### What to produce
Transcribe the material word for word, but without the images.

### Provided material
-=-=-=-=-

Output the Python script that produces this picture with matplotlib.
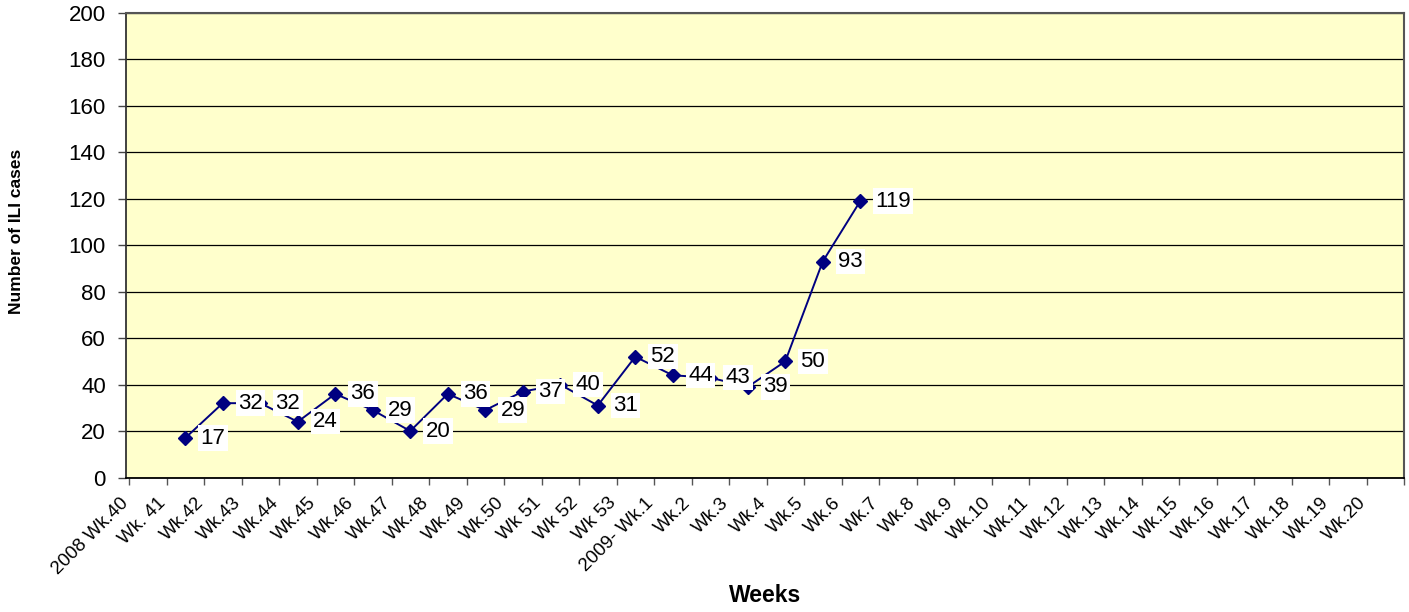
import matplotlib
matplotlib.use("Agg")
import matplotlib.pyplot as plt
import matplotlib.transforms as mtransforms

plt.rcParams['font.family'] = ['Liberation Sans', 'DejaVu Sans']

week_labels = ["2008 Wk.40", "Wk. 41", "Wk.42", "Wk.43", "Wk.44", "Wk.45", "Wk.46",
               "Wk.47", "Wk.48", "Wk.49", "Wk.50", "Wk 51", "Wk 52", "Wk 53",
               "2009- Wk.1", "Wk.2", "Wk.3", "Wk.4", "Wk.5", "Wk.6", "Wk.7", "Wk.8",
               "Wk.9", "Wk.10", "Wk.11", "Wk.12", "Wk.13", "Wk.14", "Wk.15", "Wk.16",
               "Wk.17", "Wk.18", "Wk.19", "Wk.20"]
ili_cases = [17, 32, 32, 24, 36, 29, 20, 36, 29, 37, 40, 31, 52, 44, 43, 39, 50, 93, 119]
first_index = 1
y_ticks = [0, 20, 40, 60, 80, 100, 120, 140, 160, 180, 200]

W, H = 1409, 612
fig = plt.figure(figsize=(W / 100, H / 100), dpi=100)
ax = fig.add_axes([126 / W, 1 - 477.5 / H, (1404 - 126) / W, (477.5 - 13) / H])
ax.set_facecolor('#FFFFCC')

n = len(week_labels)
ax.set_xlim(-0.5, n - 0.5)
ax.set_ylim(0, 200)
ax.set_yticks(y_ticks)
ax.yaxis.grid(True, color='black', linewidth=0.9)
ax.set_axisbelow(True)

xs = list(range(first_index, first_index + len(ili_cases)))
ax.plot(xs, ili_cases, color='#000080', linewidth=1.4, marker='D', markersize=7,
        markerfacecolor='#000080', markeredgecolor='#000080', zorder=3)

for x, v in zip(xs, ili_cases):
    ax.annotate(str(v), (x, v), xytext=(11, 0), textcoords='offset points',
                ha='left', va='center', fontsize=16, zorder=5,
                bbox=dict(boxstyle='square,pad=0.1', facecolor='white', edgecolor='none'))

# category boundary tick marks
ax.set_xticks([i - 0.5 for i in range(n + 1)], minor=True)
ax.tick_params(axis='x', which='minor', length=5, width=1, color='#555555', direction='out')
# labels
ax.set_xticks([i - 0.5 - 0.08 for i in range(n)])
ax.set_xticklabels(week_labels)
ax.tick_params(axis='x', which='major', length=0, pad=0)
offset = mtransforms.ScaledTranslation(0, -23 / 100, fig.dpi_scale_trans)
for lab in ax.get_xticklabels():
    lab.set_rotation(45)
    lab.set_ha('right')
    lab.set_va('center')
    lab.set_rotation_mode('anchor')
    lab.set_fontsize(13.5)
    lab.set_transform(lab.get_transform() + offset)

ax.tick_params(axis='y', which='major', length=6, width=1, color='#444444', pad=8.5, labelsize=16)

for side in ['top', 'right']:
    ax.spines[side].set_color('#555555')
    ax.spines[side].set_linewidth(1.5)
ax.spines['left'].set_color('#333333')
ax.spines['left'].set_linewidth(1.3)
ax.spines['bottom'].set_color('black')
ax.spines['bottom'].set_linewidth(1.3)

fig.text(765 / W, 1 - 596 / H, "Weeks", ha='center', va='center', fontsize=16.5, fontweight='bold')
fig.text(17 / W, 1 - 231 / H, "Number of ILI cases", ha='center', va='center', rotation=90,
         fontsize=12.5, fontweight='bold')

fig.savefig("out.png", dpi=100)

-=-=-=-=-

### Full response
Output the Python script that produces this picture with matplotlib.
import matplotlib
matplotlib.use("Agg")
import matplotlib.pyplot as plt
import matplotlib.transforms as mtransforms

plt.rcParams['font.family'] = ['Liberation Sans', 'DejaVu Sans']

week_labels = ["2008 Wk.40", "Wk. 41", "Wk.42", "Wk.43", "Wk.44", "Wk.45", "Wk.46",
               "Wk.47", "Wk.48", "Wk.49", "Wk.50", "Wk 51", "Wk 52", "Wk 53",
               "2009- Wk.1", "Wk.2", "Wk.3", "Wk.4", "Wk.5", "Wk.6", "Wk.7", "Wk.8",
               "Wk.9", "Wk.10", "Wk.11", "Wk.12", "Wk.13", "Wk.14", "Wk.15", "Wk.16",
               "Wk.17", "Wk.18", "Wk.19", "Wk.20"]
ili_cases = [17, 32, 32, 24, 36, 29, 20, 36, 29, 37, 40, 31, 52, 44, 43, 39, 50, 93, 119]
first_index = 1
y_ticks = [0, 20, 40, 60, 80, 100, 120, 140, 160, 180, 200]

W, H = 1409, 612
fig = plt.figure(figsize=(W / 100, H / 100), dpi=100)
ax = fig.add_axes([126 / W, 1 - 477.5 / H, (1404 - 126) / W, (477.5 - 13) / H])
ax.set_facecolor('#FFFFCC')

n = len(week_labels)
ax.set_xlim(-0.5, n - 0.5)
ax.set_ylim(0, 200)
ax.set_yticks(y_ticks)
ax.yaxis.grid(True, color='black', linewidth=0.9)
ax.set_axisbelow(True)

xs = list(range(first_index, first_index + len(ili_cases)))
ax.plot(xs, ili_cases, color='#000080', linewidth=1.4, marker='D', markersize=7,
        markerfacecolor='#000080', markeredgecolor='#000080', zorder=3)

for x, v in zip(xs, ili_cases):
    ax.annotate(str(v), (x, v), xytext=(11, 0), textcoords='offset points',
                ha='left', va='center', fontsize=16, zorder=5,
                bbox=dict(boxstyle='square,pad=0.1', facecolor='white', edgecolor='none'))

# category boundary tick marks
ax.set_xticks([i - 0.5 for i in range(n + 1)], minor=True)
ax.tick_params(axis='x', which='minor', length=5, width=1, color='#555555', direction='out')
# labels
ax.set_xticks([i - 0.5 - 0.08 for i in range(n)])
ax.set_xticklabels(week_labels)
ax.tick_params(axis='x', which='major', length=0, pad=0)
offset = mtransforms.ScaledTranslation(0, -23 / 100, fig.dpi_scale_trans)
for lab in ax.get_xticklabels():
    lab.set_rotation(45)
    lab.set_ha('right')
    lab.set_va('center')
    lab.set_rotation_mode('anchor')
    lab.set_fontsize(13.5)
    lab.set_transform(lab.get_transform() + offset)

ax.tick_params(axis='y', which='major', length=6, width=1, color='#444444', pad=8.5, labelsize=16)

for side in ['top', 'right']:
    ax.spines[side].set_color('#555555')
    ax.spines[side].set_linewidth(1.5)
ax.spines['left'].set_color('#333333')
ax.spines['left'].set_linewidth(1.3)
ax.spines['bottom'].set_color('black')
ax.spines['bottom'].set_linewidth(1.3)

fig.text(765 / W, 1 - 596 / H, "Weeks", ha='center', va='center', fontsize=16.5, fontweight='bold')
fig.text(17 / W, 1 - 231 / H, "Number of ILI cases", ha='center', va='center', rotation=90,
         fontsize=12.5, fontweight='bold')

fig.savefig("out.png", dpi=100)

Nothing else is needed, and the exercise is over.